In fact, words with this ending are so numerous and varied that we’ll have to simplify our etymology a bit. That’s because the suffix “-ery” doesn’t have a single function in English—it has many.

First, it might be helpful to back up and look at how this ending was used in French.

As the Oxford English Dictionary says, many French nouns ending in –ier or –er designate a person engaged in some occupation, like drapier (a draper, or dealer in cloth).

And words derived from these but with –erie endings sometimes designate the class of goods those people deal in, like draperie (drapery).

In other cases the –erie ending designates an employment or art, like archerie (archery), from archer (an archer). And sometimes it designates a place of business, like boulangerie (bakery), from boulanger (a baker).

Still other French nouns were formed by adding –erie to verbs.

The resulting nouns might mean an action, like braverie (braving), from braver (to brave); or an occupation, like confiserie (confectioner’s business), from confire (to preserve fruits, etc.); or a place of business, like brasserie (brewery), from brasser (to brew).

All these same patterns, and more, were transferred to English. But in English, as in French, the patterns don’t always result in neat triplets like “bake,” “baker,” and “bakery.”

For example, the “-ery” in “nunnery” adds the sense of a residence or community—a place where nuns live. The same is true for “rookery”—a place where rooks (crows) live.

Often, “-ery” designates “the place where an employment is carried on, as bakery, brewery, fishery, pottery,” the OED says.

And occasionally, it designates “classes of goods, as confectionery, ironmongery, pottery.
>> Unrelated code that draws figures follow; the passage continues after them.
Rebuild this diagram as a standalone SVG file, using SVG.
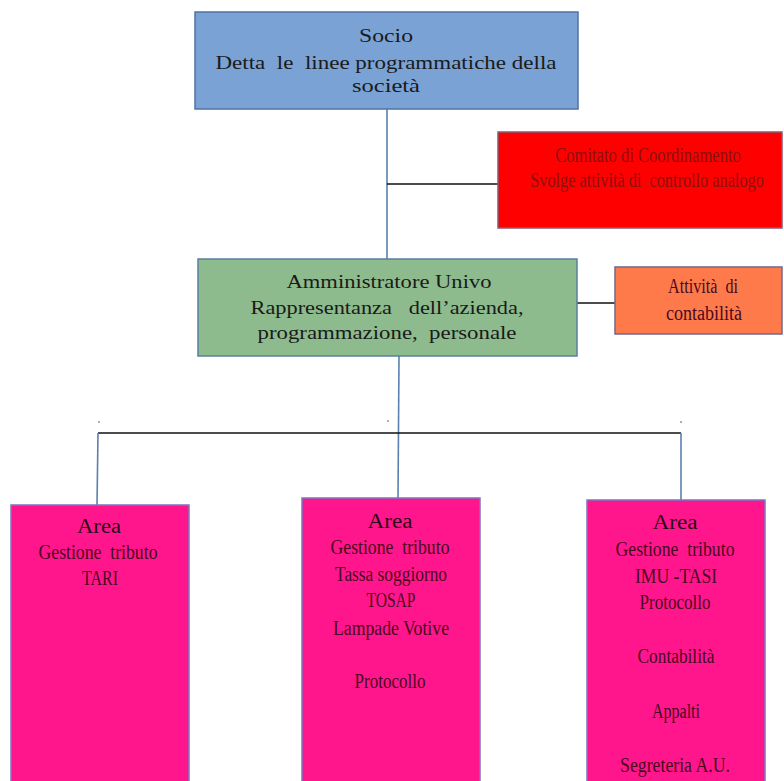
<svg xmlns="http://www.w3.org/2000/svg" width="784" height="781" viewBox="0 0 784 781">
<style>
.t{font-family:"Liberation Serif","Times New Roman",serif;text-anchor:middle}
.main{font-size:19px;fill:#1a1a1a}
.nar{font-size:20px;fill:#4a0a1e}
.area{font-size:20px;fill:#2a0a18}
.red{fill:#8b1010}
.bl{stroke:#5a80b0;stroke-width:1.6;fill:none}
.bk{stroke:#111;stroke-width:1.6;fill:none}
.pink{fill:#ff168c;stroke:#7f74c0;stroke-width:1.5}
</style>
<rect width="784" height="781" fill="#ffffff"/>
<g id="connectors">
<line class="bl" x1="387" y1="109" x2="387" y2="259"/>
<line class="bk" x1="387" y1="184" x2="498" y2="184"/>
<line class="bk" x1="577" y1="303" x2="615" y2="303" stroke="#333"/>
<line class="bl" x1="399" y1="356" x2="398" y2="499"/>
<line class="bk" x1="98" y1="433" x2="681" y2="433" stroke-width="2"/>
<line class="bl" x1="98" y1="433" x2="97" y2="505"/>
<line class="bl" x1="681" y1="433" x2="681" y2="500"/>
<circle cx="99" cy="422" r="0.9" fill="#888"/>
<circle cx="388" cy="421" r="0.9" fill="#888"/>
<circle cx="681" cy="422" r="0.9" fill="#888"/>
</g>
<g id="socio">
<rect x="195" y="12" width="383" height="97" fill="#7aa2d4" stroke="#4f73a3" stroke-width="1.5"/>
<text class="t main" x="386" y="42" textLength="54" lengthAdjust="spacingAndGlyphs">Socio</text>
<text class="t main" x="386" y="69" textLength="341" lengthAdjust="spacingAndGlyphs" xml:space="preserve">Detta  le  linee programmatiche della</text>
<text class="t main" x="386" y="92" textLength="68" lengthAdjust="spacingAndGlyphs">società</text>
</g>
<g id="comitato">
<rect x="498" y="132" width="284" height="96" fill="#ff0000" stroke="#8a5a70" stroke-width="1.5"/>
<text class="t nar red" transform="translate(648,162) scale(0.8,1)" x="0" y="0" textLength="232" lengthAdjust="spacingAndGlyphs">Comitato di Coordinamento</text>
<text class="t nar red" transform="translate(647,187) scale(0.8,1)" x="0" y="0" textLength="292" lengthAdjust="spacingAndGlyphs" xml:space="preserve">Svolge attività di  controllo analogo</text>
</g>
<g id="amministratore">
<rect x="198" y="259" width="379" height="97" fill="#8dbb8d" stroke="#5a7f9e" stroke-width="1.5"/>
<text class="t main" x="389" y="288" textLength="205" lengthAdjust="spacingAndGlyphs">Amministratore Univo</text>
<text class="t main" x="387" y="314" textLength="273" lengthAdjust="spacingAndGlyphs" xml:space="preserve">Rappresentanza   dell’azienda,</text>
<text class="t main" x="387" y="339" textLength="259" lengthAdjust="spacingAndGlyphs" xml:space="preserve">programmazione,  personale</text>
</g>
<g id="contabilita">
<rect x="615" y="267" width="167" height="67" fill="#ff7a4a" stroke="#6f6a8a" stroke-width="1.5"/>
<text class="t nar" x="703" y="293" textLength="70" lengthAdjust="spacingAndGlyphs" xml:space="preserve">Attività  di</text>
<text class="t nar" x="704" y="320" textLength="76" lengthAdjust="spacingAndGlyphs">contabilità</text>
</g>
<g id="area1">
<rect class="pink" x="11" y="505" width="178" height="290"/>
<text class="t area" x="99" y="533" textLength="44" lengthAdjust="spacingAndGlyphs">Area</text>
<text class="t nar" x="98" y="559" textLength="119" lengthAdjust="spacingAndGlyphs" xml:space="preserve">Gestione  tributo</text>
<text class="t nar" x="100" y="585" textLength="36" lengthAdjust="spacingAndGlyphs">TARI</text>
</g>
<g id="area2">
<rect class="pink" x="302" y="498" width="178" height="297"/>
<text class="t area" x="390" y="528" textLength="45" lengthAdjust="spacingAndGlyphs">Area</text>
<text class="t nar" x="390" y="554" textLength="119" lengthAdjust="spacingAndGlyphs" xml:space="preserve">Gestione  tributo</text>
<text class="t nar" x="391" y="581" textLength="112" lengthAdjust="spacingAndGlyphs">Tassa soggiorno</text>
<text class="t nar" x="391" y="607" textLength="49" lengthAdjust="spacingAndGlyphs">TOSAP</text>
<text class="t nar" x="391" y="635" textLength="116" lengthAdjust="spacingAndGlyphs">Lampade Votive</text>
<text class="t nar" x="390" y="688" textLength="71" lengthAdjust="spacingAndGlyphs">Protocollo</text>
</g>
<g id="area3">
<rect class="pink" x="587" y="500" width="178" height="295"/>
<text class="t area" x="675" y="529" textLength="45" lengthAdjust="spacingAndGlyphs">Area</text>
<text class="t nar" x="675" y="556" textLength="119" lengthAdjust="spacingAndGlyphs" xml:space="preserve">Gestione  tributo</text>
<text class="t nar" x="676" y="583" textLength="82" lengthAdjust="spacingAndGlyphs">IMU -TASI</text>
<text class="t nar" x="675" y="609" textLength="71" lengthAdjust="spacingAndGlyphs">Protocollo</text>
<text class="t nar" x="676" y="663" textLength="77" lengthAdjust="spacingAndGlyphs">Contabilità</text>
<text class="t nar" x="676" y="718" textLength="48" lengthAdjust="spacingAndGlyphs">Appalti</text>
<text class="t nar" x="675" y="772" textLength="110" lengthAdjust="spacingAndGlyphs">Segreteria A.U.</text>
</g>
</svg>
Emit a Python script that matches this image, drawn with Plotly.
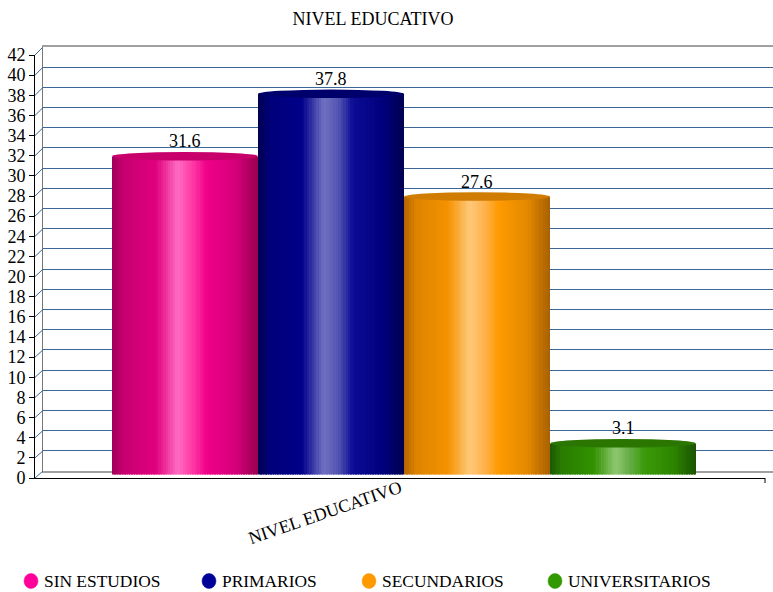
import plotly.graph_objects as go

# ---- data ----
title_text = "NIVEL EDUCATIVO"
category = "NIVEL EDUCATIVO"
series_names = ["SIN ESTUDIOS", "PRIMARIOS", "SECUNDARIOS", "UNIVERSITARIOS"]
series_values = [31.6, 37.8, 27.6, 3.1]
y_ticks = list(range(0, 44, 2))

# ---- styling ----
FONT = "Liberation Serif, Times New Roman, serif"
legend_colors = ["#FF0099", "#000099", "#FF9900", "#339900"]
top_colors = ["#C8006C", "#00006C", "#CF7C00", "#2A7600"]
# cylinder shading stops (position across the bar, colour)
shading = [
    [(0.0, "#9E0057"), (0.08, "#C80070"), (0.3, "#E0007E"), (0.45, "#FF6CC2"),
     (0.55, "#FF3AA6"), (0.65, "#F00088"), (0.85, "#D4007A"), (1.0, "#98004F")],
    [(0.0, "#00004E"), (0.08, "#00007A"), (0.3, "#00008A"), (0.45, "#7070C2"),
     (0.55, "#5454B2"), (0.65, "#0C0C96"), (0.85, "#00007E"), (1.0, "#000050")],
    [(0.0, "#B06400"), (0.08, "#DC8400"), (0.3, "#F59200"), (0.45, "#FFC87A"),
     (0.55, "#FFB24E"), (0.65, "#FF9A00"), (0.85, "#E28800"), (1.0, "#A86000")],
    [(0.0, "#1C5600"), (0.08, "#2A7C00"), (0.3, "#329200"), (0.45, "#8EC670"),
     (0.55, "#64AC44"), (0.65, "#3A9A08"), (0.85, "#2C8400"), (1.0, "#1A5200")],
]


def hex_rgb(h):
    h = h.lstrip("#")
    return tuple(int(h[i:i + 2], 16) for i in (0, 2, 4))


def shade_at(stops, t):
    for (t0, c0), (t1, c1) in zip(stops[:-1], stops[1:]):
        if t0 <= t <= t1:
            f = (t - t0) / (t1 - t0) if t1 > t0 else 0
            a, b = hex_rgb(c0), hex_rgb(c1)
            r = [round(a[i] + (b[i] - a[i]) * f) for i in range(3)]
            return "rgb(%d,%d,%d)" % tuple(r)
    return stops[-1][1]


# ---- pixel geometry of the pseudo-3D box ----
W, H = 773, 592
L, R, T, B = 35, 0, 47, 114
PW, PH = W - L - R, H - T - B          # 738 x 431
DX, DY = 8, 7                          # depth offset of the back wall
FRONT_W, FRONT_H = PW - DX, 423

fig = go.Figure()

# empty traces so the front and back axes get drawn
fig.add_trace(go.Scatter(x=[None], y=[None], xaxis="x", yaxis="y",
                         showlegend=False, hoverinfo="skip"))
fig.add_trace(go.Scatter(x=[None], y=[None], xaxis="x2", yaxis="y2",
                         showlegend=False, hoverinfo="skip"))

# bars drawn as vertical stripes on the mid-depth plane
n_series = len(series_values)
group = 0.8
bw = group / n_series
N = 60
for i, (name, val) in enumerate(zip(series_names, series_values)):
    left = (1 - group) / 2 + i * bw
    right = left + bw
    d = bw / N
    xs, ws, cols = [], [], []
    for k in range(N):
        x0 = left + k * d
        xs.append(x0)
        ws.append(min(d * 1.6, right - x0))
        cols.append(shade_at(shading[i], (k + 0.5) / N))
    fig.add_trace(go.Bar(
        x=xs, y=[val] * N, width=ws, offset=0,
        marker=dict(color=cols, line=dict(width=0)),
        xaxis="x3", yaxis="y3", showlegend=False, hoverinfo="skip",
        name=name,
    ))
    # cylinder top
    fig.add_shape(type="circle", xref="x3", yref="y3",
                  x0=left, x1=right, y0=val - 0.42, y1=val + 0.42,
                  fillcolor=top_colors[i], line=dict(width=0), layer="above")
    # value label
    fig.add_annotation(x=(left + right) / 2, y=val, xref="x3", yref="y3",
                       text=f"{val}", showarrow=False, yanchor="bottom",
                       yshift=3, font=dict(family=FONT, size=18, color="#000"))

# diagonal ticks joining front axis and back wall
fy0 = 0.0
fy1 = FRONT_H / PH
by0 = DY / PH
by1 = 1.0
for v in y_ticks:
    yf = fy0 + v / 42 * (fy1 - fy0)
    yb = by0 + v / 42 * (by1 - by0)
    fig.add_shape(type="line", xref="paper", yref="paper",
                  x0=0, x1=DX / PW, y0=yf, y1=yb,
                  line=dict(color="#3D6699", width=1))

# small end tick on the floor line
fig.add_shape(type="line", xref="paper", yref="paper",
              x0=FRONT_W / PW, x1=FRONT_W / PW, y0=0, y1=-5 / PH,
              line=dict(color="#000", width=1))

# manual legend
leg_circle_x = [31, 209, 369, 555]
leg_y = 581
for name, col, cx in zip(series_names, legend_colors, leg_circle_x):
    fig.add_shape(type="circle", xref="paper", yref="paper",
                  x0=(cx - 7 - L) / PW, x1=(cx + 7 - L) / PW,
                  y0=(H - B - (leg_y + 7.5)) / PH, y1=(H - B - (leg_y - 7.5)) / PH,
                  fillcolor=col, line=dict(color=col, width=0.5))
    fig.add_annotation(xref="paper", yref="paper",
                       x=(cx + 11 - L) / PW, y=(H - B - leg_y) / PH,
                       xanchor="left", yanchor="middle", showarrow=False,
                       text=name, font=dict(family=FONT, size=17.4, color="#000"))

fig.update_layout(
    width=W, height=H,
    margin=dict(l=L, r=R, t=T, b=B, pad=0),
    paper_bgcolor="white", plot_bgcolor="rgba(0,0,0,0)",
    barmode="overlay", bargap=0,
    showlegend=False,
    title=dict(text=title_text, x=373 / W, xref="container", xanchor="center",
               y=1 - 19 / H, yref="container", yanchor="middle",
               font=dict(family=FONT, size=18, color="#000")),
    # front plane: axis labels
    xaxis=dict(domain=[0, FRONT_W / PW], range=[0, 1], showgrid=False,
               zeroline=False, showline=True, linecolor="#000", linewidth=1,
               tickvals=[0.5], ticktext=[category], tickangle=-19, ticks="",
               ticklabelstandoff=-8,
               tickfont=dict(family=FONT, size=18, color="#000")),
    yaxis=dict(domain=[fy0, fy1], range=[0, 42], tickvals=y_ticks,
               showgrid=False, zeroline=False, showline=True, linecolor="#000",
               linewidth=1, ticks="outside", ticklen=5, tickcolor="#000",
               ticklabelstandoff=0,
               tickfont=dict(family=FONT, size=18, color="#000")),
    # back wall: gridlines
    xaxis2=dict(domain=[DX / PW, 1], range=[0, 1], anchor="y2",
                showgrid=False, zeroline=False, showticklabels=False,
                showline=True, linecolor="#A0A0A0", linewidth=2, mirror=True),
    yaxis2=dict(domain=[by0, by1], range=[0, 42], anchor="x2",
                tickvals=y_ticks[1:-1], showgrid=True, gridcolor="#3D6699",
                gridwidth=1.3, zeroline=False, showticklabels=False, ticks="",
                showline=True, linecolor="#777", linewidth=1),
    # mid-depth plane: cylinders
    xaxis3=dict(domain=[DX / 2 / PW, 1], range=[0, (PW - DX / 2) / FRONT_W],
                anchor="y3", visible=False),
    yaxis3=dict(domain=[DY / 2 / PH, (FRONT_H + DY / 2) / PH], range=[0, 42],
                anchor="x3", visible=False),
)

fig.write_html("out.html")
By analogy, the OED adds, sometimes the suffix adds the sense of “-ware,” “-stuff,” or the like, “as in crockery, machinery, scenery.”

Such nouns, Oxford says, ”sometimes (though rarely) signify a state or condition, as slavery.”

But more often “the force of the suffix is ‘that which is characteristic of, all that is connected,’ in most cases with contemptuous implication, as in knavery, monkery, popery.”

In yet other English nouns, the “-ery” ending denotes a “place where certain animals are kept or certain plants cultivated, as piggery, rookery, swannery, vinery.”

And the OED says that in modern usage, particularly in the US, the example of “bakery” has been extended to form such words as “beanery, bootery, boozery, breadery, cakery, carwashery, drillery, drinkery, eatery, hashery, lunchery, mendery, toggery, wiggery.”

And now, apparently, we can add “horsery” to the list!

As for “jiggery-pokery,” that’s a late-19th-century colloquialism meaning, more or less, humbug.